Bert Kaempfert: The Complete Concert 1979

Bert Kaempfert: The Complete Concert 1979 (Polydor / Universal)

Da steht er im gebügelten Seidenmatt. Vertrauensvoll wirkender Vertreter einer vergangenen Branche unterschiedlichster Bandleader. Partyhengst Last hier, Anti-Kosmopolit Greger dort. Am Rande Noris' steife Bundeswehrkapelle. Kann eigentlich Weltruhm unauffälliger und bescheidener gedeihen als im Falle Bert „Fremde in der Nacht“ Kaempfert und seiner Big Band? Wir befinden uns auf dem Höhepunkt dieser unglaublichen Karriere. Man schreibt das Jahr 1979. Karl Carstens wird Bundespräsident, Franz Josef Strauß kandidiert für den Bundestag, Voyager 1 fliegt am Jupiter vorbei und Trivial Pursuit wird erfunden. Mitten im Sommer jenes Jahres steht „Er“ mitten in Deutschland mitten auf der Bühne der Neu-Isenburgischen Hugenottenhalle.
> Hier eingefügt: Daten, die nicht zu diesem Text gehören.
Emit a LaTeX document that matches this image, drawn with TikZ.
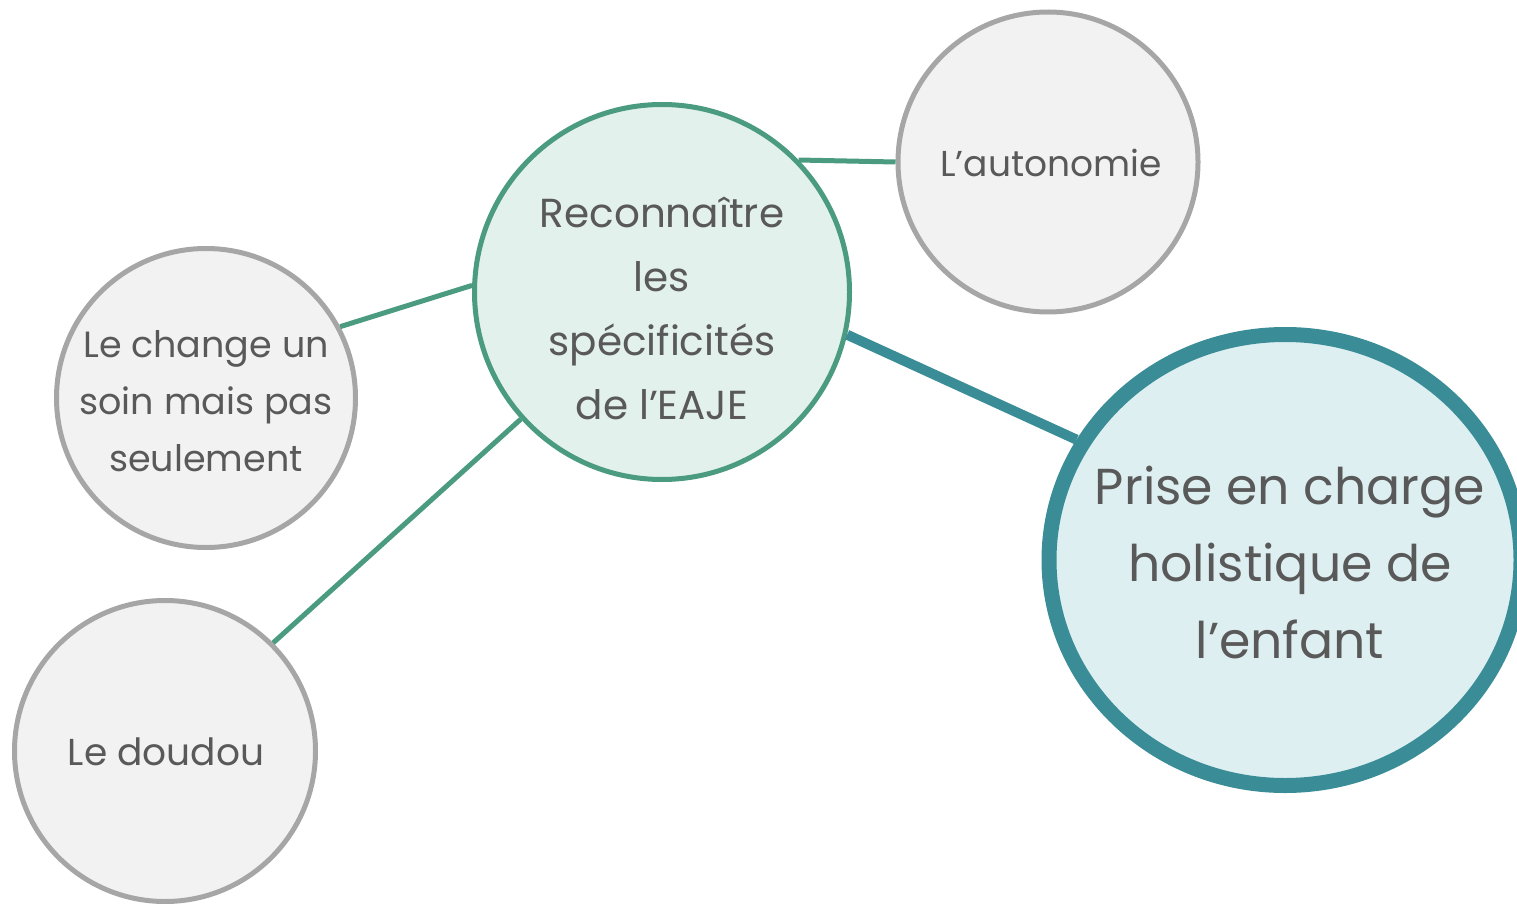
\documentclass[tikz,border=0pt]{standalone}
\usepackage{fontspec}
\usetikzlibrary{shapes.geometric}
\setmainfont{Poppins}
\definecolor{txt}{HTML}{595959}
\definecolor{grn}{HTML}{4A9B7F}
\definecolor{grnfill}{HTML}{E3F1EC}
\definecolor{gry}{HTML}{A6A6A6}
\definecolor{gryfill}{HTML}{F2F2F2}
\definecolor{teal}{HTML}{3A8D96}
\definecolor{tealfill}{HTML}{DEEFF2}
\tikzset{
  bubble/.style={circle, draw=gry, fill=gryfill, line width=5pt, inner sep=0pt},
  mainbubble/.style={circle, draw=grn, fill=grnfill, line width=5pt, inner sep=0pt},
  bigbubble/.style={ellipse, draw=teal, fill=tealfill, line width=15pt, inner sep=0pt},
  lbl/.style={text=txt, align=center, inner sep=0pt},
  thinlink/.style={draw=grn, line width=5pt},
  thicklink/.style={draw=teal, line width=10pt}
}
\begin{document}
\begin{tikzpicture}[x=1pt,y=-1pt]
\useasboundingbox (0,0) rectangle (1517,904);
\node[mainbubble, minimum size=375pt] (c) at (662,292) {};
\node[bubble, minimum size=300pt] (aut) at (1048,162) {};
\node[bubble, minimum size=299pt] (chg) at (206,398) {};
\node[bubble, minimum size=301pt] (dou) at (165,751) {};
\node[bigbubble, minimum width=472pt, minimum height=451pt] (pec) at (1285,560) {};
\draw[thinlink] (c.44) -- (aut.180);
\draw[thinlink] (c.178) -- (chg.28);
\draw[thinlink] (c.222) -- (dou.45);
\draw[thicklink] (c.-13) -- (pec.150);
\node[lbl, font=\fontsize{40.5}{64}\selectfont] (tc) at (662,308) {Reconnaître\\les\\spécificités\\de l’EAJE};
\node[lbl, font=\fontsize{36.5}{57}\selectfont] (tchg) at (206,401) {Le change un\\soin mais pas\\seulement};
\node[lbl, font=\fontsize{36}{57}\selectfont] (taut) at (1051,163) {L’autonomie};
\node[lbl, font=\fontsize{37.5}{57}\selectfont] (tdou) at (166,752) {Le doudou};
\node[lbl, font=\fontsize{50.5}{77}\selectfont] (tpec) at (1290,563) {Prise en charge\\holistique de\\l’enfant};
\end{tikzpicture}
\end{document}
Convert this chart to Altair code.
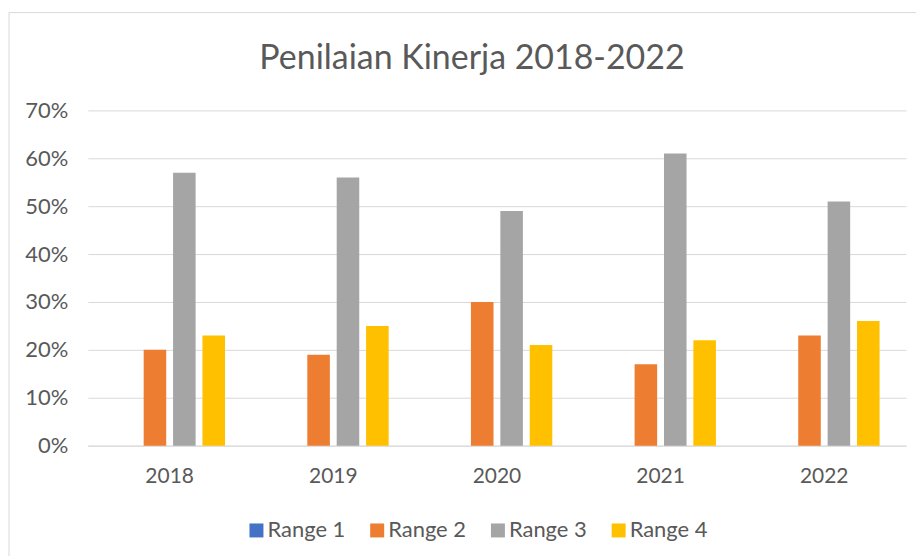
import altair as alt
import pandas as pd

years = ["2018", "2019", "2020", "2021", "2022"]
series = ["Range 1", "Range 2", "Range 3", "Range 4"]
range1 = [0.00, 0.00, 0.00, 0.00, 0.00]
range2 = [0.20, 0.19, 0.30, 0.17, 0.23]
range3 = [0.57, 0.56, 0.49, 0.61, 0.51]
range4 = [0.23, 0.25, 0.21, 0.22, 0.26]
colors = ["#4472C4", "#ED7D31", "#A5A5A5", "#FFC000"]

rows = []
for name, vals in zip(series, [range1, range2, range3, range4]):
    for y, v in zip(years, vals):
        rows.append({"Tahun": y, "Seri": name, "Nilai": v})
df = pd.DataFrame(rows)

FONT = "Lato"
TXT = "#595959"

bars = alt.Chart(df).mark_bar().encode(
    x=alt.X("Tahun:N", sort=years, title=None,
            scale=alt.Scale(paddingInner=0, paddingOuter=0),
            axis=alt.Axis(labelAngle=0, ticks=False, domain=True, domainColor="#D9D9D9",
                          labelPadding=20, labelFontSize=21, labelColor=TXT, labelFont=FONT)),
    xOffset=alt.XOffset("Seri:N", sort=series,
                        scale=alt.Scale(paddingInner=0.233, paddingOuter=0.9)),
    y=alt.Y("Nilai:Q", title=None,
            scale=alt.Scale(domain=[0, 0.7], nice=False),
            axis=alt.Axis(format=".0%", values=[0, 0.1, 0.2, 0.3, 0.4, 0.5, 0.6, 0.7],
                          ticks=False, domain=False, gridColor="#D9D9D9",
                          labelPadding=20, labelFontSize=22, labelColor=TXT, labelFont=FONT)),
    color=alt.Color("Seri:N", sort=series, scale=alt.Scale(domain=series, range=colors),
                    legend=alt.Legend(title=None, orient="none", direction="horizontal",
                                      legendX=158, legendY=410,
                                      symbolType="square", symbolSize=196, symbolStrokeWidth=0,
                                      labelFontSize=22, labelColor=TXT, labelFont=FONT,
                                      labelOffset=0, columnPadding=20)),
)

border = alt.Chart(pd.DataFrame({"a": [0]})).mark_rect(
    fill=None, stroke="#D9D9D9", strokeWidth=1
).encode(x=alt.value(-79), x2=alt.value(860), y=alt.value(-98), y2=alt.value(480))

chart = alt.layer(border, bars).properties(
    width=820, height=336,
    title=alt.TitleParams("Penilaian Kinerja 2018-2022", fontSize=34, font=FONT,
                          fontWeight="normal", color=TXT, anchor="middle", dx=-25, offset=-64),
    autosize=alt.AutoSizeParams(type="none"),
    padding={"left": 80, "top": 102, "right": 10, "bottom": 110},
).configure_view(stroke=None)

chart.save("out.html", embed_options={"renderer": "svg", "actions": False})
Es ist die Zeit der originalen Atze-Schröder-Brillen unter Fönfrisuren. Zum Aufwärmen des bedächtig chronisch mitwippenden Publikums ein Ohrwurmmedley, welches leise „Three O'Clock In The Morning“ ausklingt. Radiostandards aus jener Zeit. Beifall und weiter in mundgerechten Drei-Minuten-Happen. „Chanson D'Amour“ streicht zart wie ein Messer über die Frühstücksbutter. „Snowbird“ lässt knackenden Bass und Blaswerk umeinander tänzeln. Dann tritt das gesamte Orchester (zumindest gefühlt) einen ganzen Schritt voller Respekt nach hinten zurück. „Sie“ ist zu Gast: Sylvia Vrethammar aus Schweden. Wie aus dem Nichts zeigt diese Ausnahmesängerin mal allen behäbigen, schmalzüberzogenen „Spanish Eyes“-Interpretationen, wo eigentlich die Leichtigkeit des Seins weht. Irgendwann kumuliert das im „La Boum“ für erwachsen gebliebene („You Turned My World Around“) oder verglüht wie Nachbars Sternschnuppe („A Song For Lovers“). Wenn Nonchalance jemals in einem einzigen Konzert verkörpert wurde, dann hier. Auch wenn es in seltenen Momenten mal zu sehr nach Anti-Aging-Creme duftet. Das passt schon. Ein Jahr und einen Tag nach diesem (in voller Länge bisher unveröffentlichten) Fernsehauftritt verstarb Kaempfert völlig überraschend im Alter von nur 59 Jahren. Am 5. Oktober initiiert der Norddeutsche Rundfunk ein Tribut-Konzert auf der Hamburger Kehrwieder-Bühne. Kaempfert wäre in diesem Monat 85 Jahre alt geworden.